Author: David Rasmussen

Date: 10:03:47 01/21/01

Go up one level in this thread


On January 21, 2001 at 10:44:15, Robert Hyatt wrote:

>On January 21, 2001 at 06:27:57, David Rasmussen wrote:
>
>>On January 20, 2001 at 20:28:28, Robert Hyatt wrote:
>>
>>>On January 20, 2001 at 18:30:45, David Rasmussen wrote:
>>>
>>>>On January 20, 2001 at 10:34:47, Robert Hyatt wrote:
>>>>
>>>>>On January 20, 2001 at 02:38:57, Mark Longridge wrote:
>>>>>
>>>>>>Some of the programs, crafty and gandalf come to mind, let their clocks run down
>>>>>>pretty low (say as low as 30 seconds) near where the game would normally be
>>>>>>close to over. But if the other player is just shuffling wood back and forth and
>>>>>>is playing with an inc, that player can build up a huge time advantage. Crafty
>>>>>>tries too hard to avoid the 50 move rule, and all of a sudden it's got 25
>>>>>>seconds left and a lost position.
>>>>>>
>>>>>>I bet a lot of GM's and some programs do this on purpose. I don't see why crafty
>>>>>>shouldn't go for the 50 move rule instead of a silly pawn push, especially when
>>>>>>it's time is so low.

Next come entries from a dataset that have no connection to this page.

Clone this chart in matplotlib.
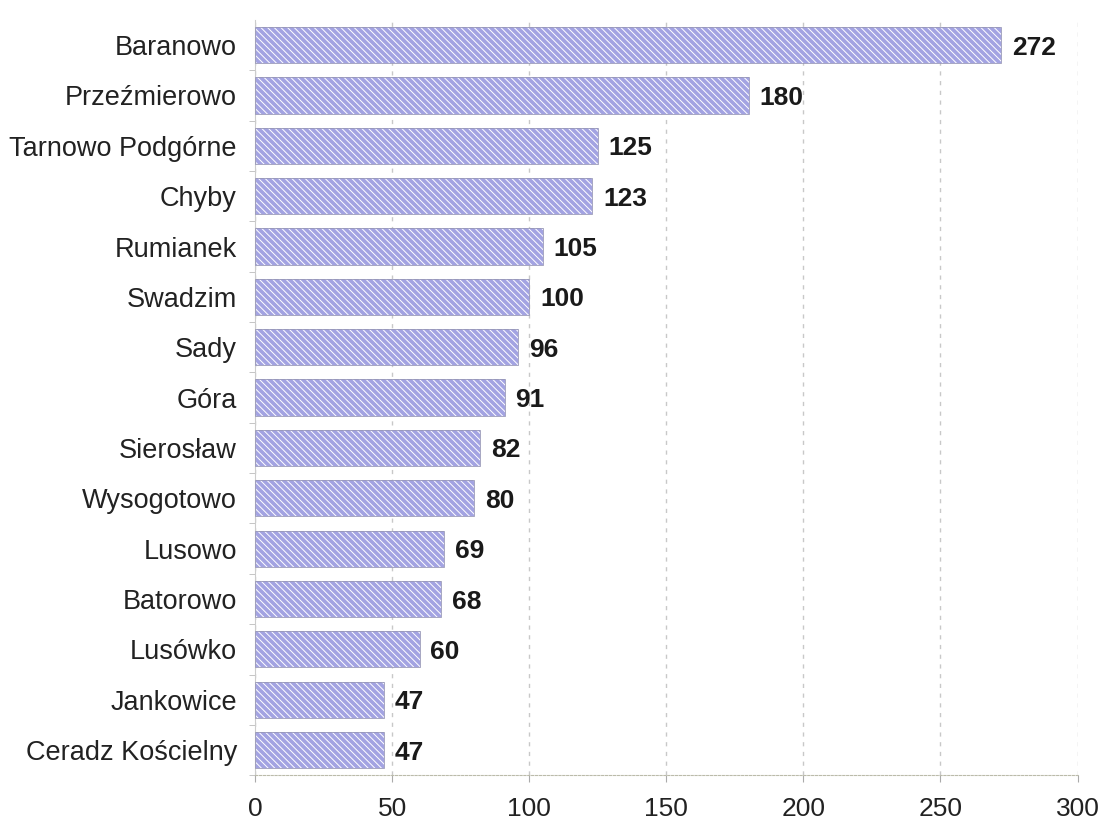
import matplotlib
matplotlib.use('Agg')
import matplotlib.pyplot as plt
from matplotlib.ticker import FixedLocator

plt.rcParams['font.family'] = ['Liberation Sans', 'DejaVu Sans']
plt.rcParams['hatch.linewidth'] = 0.7

# Data
villages = ['Baranowo', 'Przeźmierowo', 'Tarnowo Podgórne', 'Chyby', 'Rumianek',
            'Swadzim', 'Sady', 'Góra', 'Sierosław', 'Wysogotowo', 'Lusowo',
            'Batorowo', 'Lusówko', 'Jankowice', 'Ceradz Kościelny']
counts = [272, 180, 125, 123, 105, 100, 96, 91, 82, 80, 69, 68, 60, 47, 47]
x_ticks = [0, 50, 100, 150, 200, 250, 300]

fig = plt.figure(figsize=(11.04, 8.3), dpi=100)
ax = fig.add_axes([0.231, 0.066, 0.745, 0.91])

pos = list(range(len(villages)))

# bars: lavender fill with white diagonal hatch, thin grey outline
ax.barh(pos, counts, height=0.72, color='#a3a3e2', edgecolor='white',
        hatch='\\\\\\\\\\', linewidth=0, zorder=2)
ax.barh(pos, counts, height=0.72, fill=False, edgecolor='#9898b8',
        linewidth=0.6, zorder=3)

for p, v in zip(pos, counts):
    ax.text(v + 4, p + 0.05, str(v), va='center', ha='left', fontsize=19,
            fontweight='bold', color='#1a1a1a')

ax.set_xlim(0, 300)
ax.set_ylim(len(villages) - 0.5, -0.5)
ax.set_yticks(pos)
ax.set_yticklabels(villages, fontsize=19.5, color='#222222')
ax.yaxis.set_minor_locator(FixedLocator([p + 0.5 for p in pos]))
ax.tick_params(axis='y', which='major', length=0, pad=13)
ax.tick_params(axis='y', which='minor', length=4, color='#bbbbbb')

ax.set_xticks(x_ticks)
ax.set_xticklabels([str(t) for t in x_ticks], fontsize=19, color='#222222')
ax.tick_params(axis='x', length=5, color='#aaaaaa', pad=11)

ax.grid(axis='x', linestyle=(0, (3, 4)), color='#c8c8c8', linewidth=1, zorder=0)

for s in ['top', 'right']:
    ax.spines[s].set_visible(False)
ax.spines['left'].set_color('#cccccc')
ax.spines['bottom'].set_color('#bbbbaa')
ax.spines['bottom'].set_linestyle((0, (2, 1.5)))

fig.savefig('out.png', dpi=100, facecolor='white')
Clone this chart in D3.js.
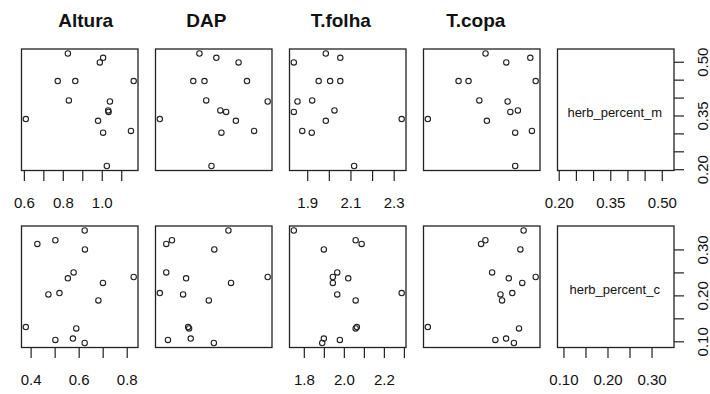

Now the silly draws are becoming silly losses.
>>>>>
>>>>>If I saw this happen I might be concerned.  However, crafty does _not_ let the
>>>>>human get way ahead on time.  It has specific code to prevent this by speeding
>>>>>up itself.  And it _never_ loses on time, ever...
>>>>>
>>>>>
>>>>
>>>>I've seen you claim this before, but still, it has lost several times on time to
>>>>my program, playing 8 moves a second on the same machine through winboard.
>>>
>>>
>>>Then there is a big problem on your machine.  To stress-test crafty, I play
>>>games with the time control 999 moves in 1 minute.  The games go to 100-200
>>>moves with _no_ time problem at all.
>>>
>>>I notice you said one machine.  That's not a reasonable test.  Make one
>>
>>I know, that could be the problem.
>>
>>>program's hash too big and that ends it...  paging a program in and out
>>>is not going to work...
>>>
>>
>>Well, that's certainly not the problem because
>>
>>1. Both programs have little hashtable and overall memory consumption, about 10
>>MB in all, and there is 192 MB of RAM
>>
>>2. There is no disk activity at all
>>
>>3. This is not Windows98 we're talking about. I've tried it on NT, Win 2000,
>>Solaris, and Linux, all with the same result. Maybe winboard is the problem.
>
>
>No.  If you are seeing it lose 2 8 games on linux, you _definitely_ have
>something broken.  I haven't seen Crafty lose a game on time in years,
>unless I accidentally break something while testing.  In a 1 0 game it
>can _easily_ play over 1000 moves with no problem.  I have seen it play
>250+ move 2 0 and 3 0 games on ICC.

2 8 ? I said 8 moves a second, that is

level 8 0:01 0

in winboard lingo.

I don't believe that I have anything broken as I've tried this on at least 10
vastly different machines running different versions linux.